Bad Credit

Mortgages and Poor Credit Scores

Homebuyers with poor credit scores are still able to obtain mortgages from lenders but the requirements are different than those applying for traditional mortgages. Rather than focus on the applicant, poor credit score lenders will examine the quality and location of the property. If the real estate you are considering is in a small town of fewer than 100,000 people, a lender may not be willing to approve your mortgage. As well, if the property is located in unattractive neighbourhoods, areas with commercial businesses nearby or in a region where property values are below $250,000 you might not be able to get a loan.

When it comes to determining how much of a mortgage you could be approved for it will depend on your credit, income and the property. If you are looking at a rural property with well and septic there is a limit of 65% of the property value that poor credit score lenders will offer.

How does it work?

If you are applying for a poor credit score mortgage, the equity and marketability of the property are key. Lenders will want to see that you have some equity in the property. They will also want proof that you are able to afford mortgage payments.

We are experts at helping homebuyers get poor credit mortgages in the Hamilton area. Our team has the experience to assist you in finding the best mortgage and refinancing solutions throughout Ontario.

There are many reasons that people end up with poor credit scores including the loss of employment, business failure, divorce, illness, car accidents and more. We understand that clients sometimes experience these setbacks. Often these situations happen when there is already a substantial debt problem and it can make the scenario worse. Due to the high interest rates that most credit cards have, making monthly payments can become difficult. This then leads to a poor credit rating.

If you find yourself in this situation don’t despair. There are ways to overcome your circumstances. Alternative mortgage refinancing can help you get out of debt and start over.

Reasons to call Dominion Lending for Poor Credit Loans

  1. For homeowners that already have equity in their home, have a quality property that is in a good location and are able to afford monthly mortgage payments, we can find you the right poor credit mortgage lender.
  2. We will not treat you disrespectfully because of your poor credit.
  3. Dominion Lending can help you rebuild financially.
  4. Our experts can find you the best mortgage products to help you get back on your feet.
  5. We promise to offer you practical advice and prompt service.
  6. You can start to repair your credit.
  7. We are by your side during the entire mortgage application process.


Second Mortgages

If you already have a property and a mortgage, you may find yourself in a situation where a second mortgage on the real estate is needed. Lenders see these situations are riskier than a first mortgage scenario. This is because they are in the second position on the title of the property, which means if you default, they will not be the first lender to be paid. Thus, they may not be able to earn back the full amount they lent out. Therefore, second mortgages come with higher rates.

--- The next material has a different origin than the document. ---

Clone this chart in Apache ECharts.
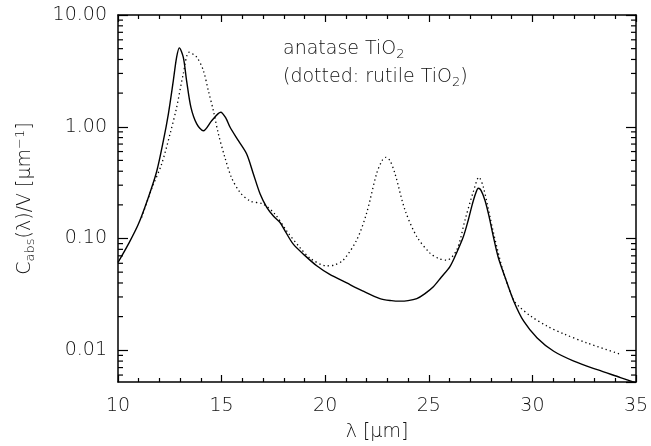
<!DOCTYPE html>
<html><head><meta charset="utf-8">
<script src="https://cdn.jsdelivr.net/npm/echarts@6/dist/echarts.min.js"></script>
<style>html,body{margin:0;padding:0;background:#fff}#c{width:651px;height:446px}</style>
</head><body><div id="c"></div>
<script>
// ---- data ----
const lambdaAnatase = [10.0, 10.5, 10.98, 11.46, 11.87, 12.19, 12.43, 12.67, 12.83, 12.96, 13.15, 13.31, 13.52, 13.8, 14.12, 14.52, 14.96, 15.2, 15.41, 15.81, 16.21, 16.53, 16.86, 17.18, 17.5, 17.82, 18.06, 18.46, 19.0, 19.59, 20.2, 21.04, 21.8, 22.64, 23.2, 23.6, 24.0, 24.42, 24.8, 25.22, 25.6, 26.02, 26.35, 26.67, 26.9, 27.07, 27.25, 27.39, 27.52, 27.71, 27.9, 28.11, 28.35, 28.69, 29.1, 29.58, 30.23, 31.03, 32.0, 33.13, 34.25, 35.0];
const cAnatase = [0.061, 0.089, 0.134, 0.232, 0.40, 0.75, 1.30, 2.59, 4.19, 5.08, 4.19, 2.59, 1.49, 1.06, 0.92, 1.13, 1.35, 1.2, 0.99, 0.75, 0.57, 0.38, 0.25, 0.19, 0.159, 0.139, 0.117, 0.089, 0.071, 0.057, 0.048, 0.040, 0.034, 0.029, 0.0278, 0.0275, 0.0278, 0.029, 0.032, 0.037, 0.045, 0.056, 0.075, 0.104, 0.145, 0.193, 0.25, 0.282, 0.27, 0.22, 0.16, 0.105, 0.068, 0.0445, 0.0275, 0.0182, 0.0129, 0.0098, 0.0080, 0.0067, 0.0057, 0.0051];
const lambdaRutile = [11.14, 11.63, 12.1, 12.51, 12.83, 13.15, 13.43, 13.8, 14.12, 14.36, 14.6, 14.84, 15.16, 15.48, 15.88, 16.37, 17.01, 17.58, 18.14, 18.78, 19.3, 20.07, 20.45, 20.87, 21.52, 22.0, 22.48, 22.75, 22.93, 23.12, 23.37, 23.85, 24.42, 25.06, 25.5, 25.86, 26.35, 26.75, 27.15, 27.42, 27.63, 28.11, 28.6, 29.1, 29.34, 29.92, 30.72, 31.52, 32.65, 34.18];
const cRutile = [0.154, 0.28, 0.46, 0.86, 1.49, 2.97, 4.64, 4.19, 3.18, 2.1, 1.4, 0.87, 0.53, 0.35, 0.26, 0.217, 0.203, 0.165, 0.117, 0.083, 0.066, 0.057, 0.058, 0.064, 0.097, 0.169, 0.38, 0.5, 0.533, 0.5, 0.38, 0.18, 0.104, 0.074, 0.066, 0.064, 0.079, 0.147, 0.263, 0.353, 0.29, 0.115, 0.05, 0.028, 0.0248, 0.0202, 0.0164, 0.014, 0.0116, 0.0093];
const xTicks = [10, 15, 20, 25, 30, 35];
const yMajorTicks = [0.01, 0.1, 1, 10];
const yMinorTicks = [0.006, 0.007, 0.008, 0.009, 0.02, 0.03, 0.04, 0.05, 0.06, 0.07, 0.08, 0.09, 0.2, 0.3, 0.4, 0.5, 0.6, 0.7, 0.8, 0.9, 2, 3, 4, 5, 6, 7, 8, 9];
const xRange = [10, 35];
const yRange = [0.0052, 10];

const FONT = 'DejaVu Sans';
const FW = 200;
const TXT = '#111';
const chart = echarts.init(document.getElementById('c'), null, {renderer: 'canvas'});
const axisLine = {show: true, lineStyle: {color: '#000', width: 1.5}};
function xAx(pos, showLabel) {
  return {
    type: 'value', position: pos, min: xRange[0], max: xRange[1], interval: 5,
    axisLine: axisLine,
    axisTick: {show: true, inside: true, length: 7, lineStyle: {color: '#000', width: 1.2}},
    minorTick: {show: true, splitNumber: 5, length: 4, lineStyle: {color: '#000', width: 1.2}},
    splitLine: {show: false},
    axisLabel: {show: showLabel, margin: 15, fontFamily: FONT, fontWeight: FW, fontSize: 19, color: TXT,
      formatter: v => xTicks.includes(v) ? String(v) : ''},
    name: showLabel ? '{t|λ [μm]}' : '', nameLocation: 'middle', nameGap: 41,
    nameTextStyle: {rich: {t: {fontFamily: FONT, fontWeight: FW, fontSize: 19, color: TXT}}}
  };
}
function yAx(pos, showLabel) {
  return {
    type: 'log', logBase: 10, position: pos, min: yRange[0], max: yRange[1],
    axisLine: axisLine,
    axisTick: {show: true, inside: true, length: 10, lineStyle: {color: '#000', width: 1.2}},
    splitLine: {show: false},
    axisLabel: {show: showLabel, showMinLabel: false, margin: 11, fontFamily: FONT, fontWeight: FW, fontSize: 19, color: TXT,
      formatter: v => { for (const t of yMajorTicks) if (Math.abs(v - t) / t < 1e-6) return t.toFixed(2); return ''; }},
    name: showLabel ? '{t|C}{s|abs}{t|(λ)/V [μm}{p|−1}{t|]}' : '', nameLocation: 'middle', nameGap: 81, nameRotate: 90,
    nameTextStyle: {rich: {
      t: {fontFamily: FONT, fontWeight: FW, fontSize: 19, color: TXT},
      s: {fontFamily: FONT, fontWeight: FW, fontSize: 13, color: TXT, verticalAlign: 'bottom', lineHeight: 10, padding: [8, 0, 0, 0]},
      p: {fontFamily: FONT, fontWeight: FW, fontSize: 13, color: TXT, verticalAlign: 'top', padding: [0, 0, 10, 0]}
    }}
  };
}
const pairs = (xs, ys) => xs.map((x, i) => [x, ys[i]]);
chart.setOption({
  animation: false,
  grid: {left: 118, right: 15, top: 15, bottom: 64, containLabel: false, outerBoundsMode: 'none'},
  xAxis: [xAx('bottom', true), xAx('top', false)],
  yAxis: [yAx('left', true), yAx('right', false)],
  series: [
    {type: 'line', xAxisIndex: 0, yAxisIndex: 0, data: pairs(lambdaAnatase, cAnatase), smooth: 0.3, showSymbol: false,
     lineStyle: {color: '#000', width: 1.4}},
    {type: 'line', xAxisIndex: 0, yAxisIndex: 0, data: pairs(lambdaRutile, cRutile), smooth: 0.3, showSymbol: false,
     lineStyle: {color: '#000', width: 1.3, type: [1.3, 3]}},
    {type: 'custom', xAxisIndex: 0, yAxisIndex: 0, silent: true, z: 5,
     data: yMinorTicks.map(v => [xRange[0], v]),
     renderItem: (params, api) => {
       const v = api.value(1);
       const a = api.coord([xRange[0], v]);
       const b = api.coord([xRange[1], v]);
       const st = {stroke: '#000', lineWidth: 1.2};
       return {type: 'group', children: [
         {type: 'line', shape: {x1: a[0], y1: a[1], x2: a[0] + 5, y2: a[1]}, style: st},
         {type: 'line', shape: {x1: b[0] - 5, y1: b[1], x2: b[0], y2: b[1]}, style: st}
       ]};
     }}
  ],
  graphic: [
    {type: 'text', left: 283, top: 40, style: {text: '{t|anatase TiO}{s|2}', rich: {
      t: {fontFamily: FONT, fontWeight: FW, fontSize: 19, fill: TXT}, s: {fontFamily: FONT, fontWeight: FW, fontSize: 13, fill: TXT, padding: [10, 0, 0, 0]}}}},
    {type: 'text', left: 283, top: 68, style: {text: '{t|(dotted: rutile TiO}{s|2}{t|)}', rich: {
      t: {fontFamily: FONT, fontWeight: FW, fontSize: 19, fill: TXT}, s: {fontFamily: FONT, fontWeight: FW, fontSize: 13, fill: TXT, padding: [10, 0, 0, 0]}}}}
  ]
});
</script></body></html>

For those homeowners that already have a mortgage, a good credit rating and over 20% equity in the property, a home equity line of credit is the best option.
For homeowners with a mortgage that have a poor credit score or less than 20% equity in the home, there are trust companies or private lenders that may be willing to offer a second mortgage.

Why get a Second Mortgage?

Homeowners that want to consolidate their debt may consider a second mortgage to help them do that. Even though these second mortgages come with higher rates they are still less than the rates offered by credit card companies, car loans or lines of credit.

One of the main benefits of consolidating debt with a second mortgage is that it can help improve your credit rating, which will improve your ability to apply for a mortgage with a prime lender.


How to Qualify for a Second Mortgage

There are four areas that lenders consider when you make a second mortgage application.  These are:

Equity. If you already have a substantial amount of equity in the home, it improves your chances of qualifying for a second mortgage. Large down payments are also seen as an advantage in the application process. Other ways to prove you are a good borrower including documents showing regular payments like on your utilities, cell phone, insurance, etc. You can also ask your service provider to write you a letter of support.

Income. Your ability to afford monthly mortgage payments plays a big role in the application process. Lenders like to see that you have a reliable source of income. Paystubs and letters from your employer can be a positive addition to your application.

Credit rating. The better your credit rating is, the lower the interest rates on your mortgage.

Property. Lenders see the quality and location of the property, or its marketability, as a key component in poor credit loans. This is because if you are unable to pay the mortgage, they can still get their money back with a quick sale on the home.